I have a confession to make… I’ve been lurking on Twitter for some time now. I go through phases, sometimes I’ll be on Twitter every day, morning and evening reading the conversations others have, following links to blogs, policies and resources. Sometimes though it’s all too fast paced, too much going on, too much to follow and too many people talking, too hectic and to time consuming. So, I’d avoid Twitter – admittedly this is mostly during term time when there is so much going on. Then the holidays come and I creep back like a repeat truant, hoping that no one will have noticed that I was away (which of course they don’t because I never say anything) but also feeling like I missed a whole bunch of really valuable stuff that I can never catch up on!
So, as we come to the end of the summer holidays, most of which have been spent writing a dissertation about how teachers use Twitter and how they find it valuable, all the time hiding my guilty secret that during term time I really don’t use Twitter!
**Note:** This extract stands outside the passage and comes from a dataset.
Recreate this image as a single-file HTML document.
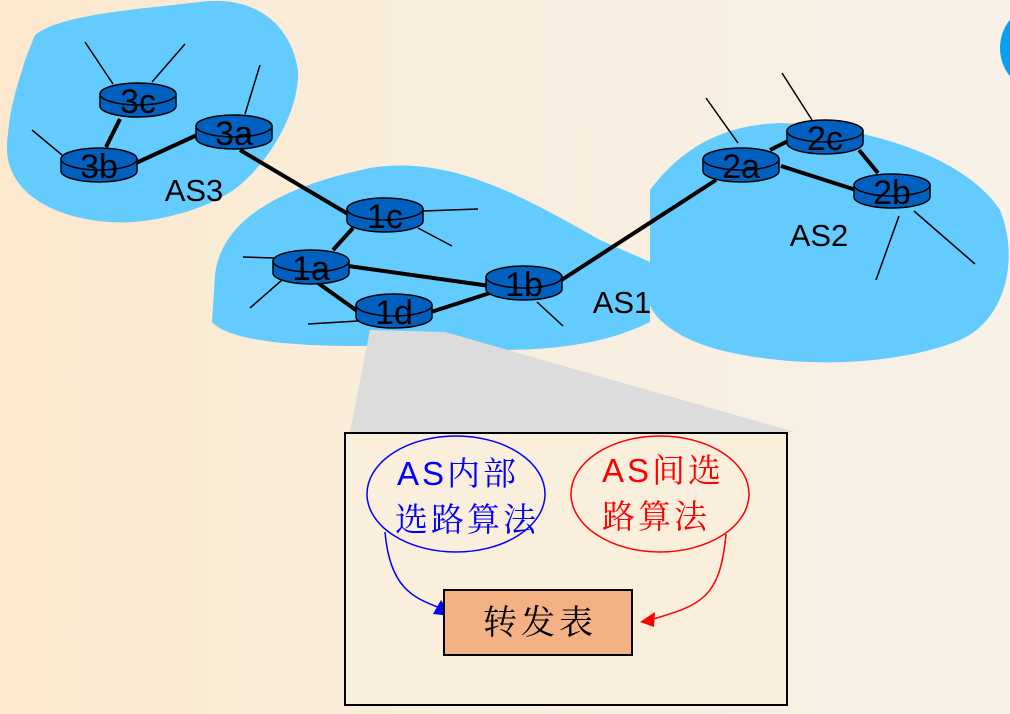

Having read all the positives, and seeing a clear link between the level of teachers’ engagement with Twitter and how valuable they find it and how much impact they feel it has on their practice I am now determined not to forsake this resource when it will be of most use, when I can find the most resources and expertise that people are kind enough to share. With this end in mind I have been investigating how I can use lists to make my Twitter feed more manageable. I’ve made lists for each of the subjects I teach – currently Geography, Politics and Sociology, one for other leaders on Twitter (I’m also a HoD), and one for Celebrities (obviously the most important and informative group!). I am well aware that I am behind the curve, that I’m coming to the list party late, so for all you advanced Twitterers, please have patience, and share your listy wisdom!
I hope that grouping these twitter educators into lists means that Twitter becomes more manageable. I really believe that not only is Twitter a great resource for sharing resources, ideas and news, it’s also a great place to share enthusiasm, experiences and the joys of teaching – something that is vital and extremely valuable particularly as the nights draw in and November seems to go on for ever. I’m hoping that when I am flagging, my lists will mean that I can easily find a group of educators who can help me re-energize and might have some resources that help and that maybe I can find the confidence to share some of my experiences, resources or thoughts! I’m going to see how this goes, and come back with an update in December.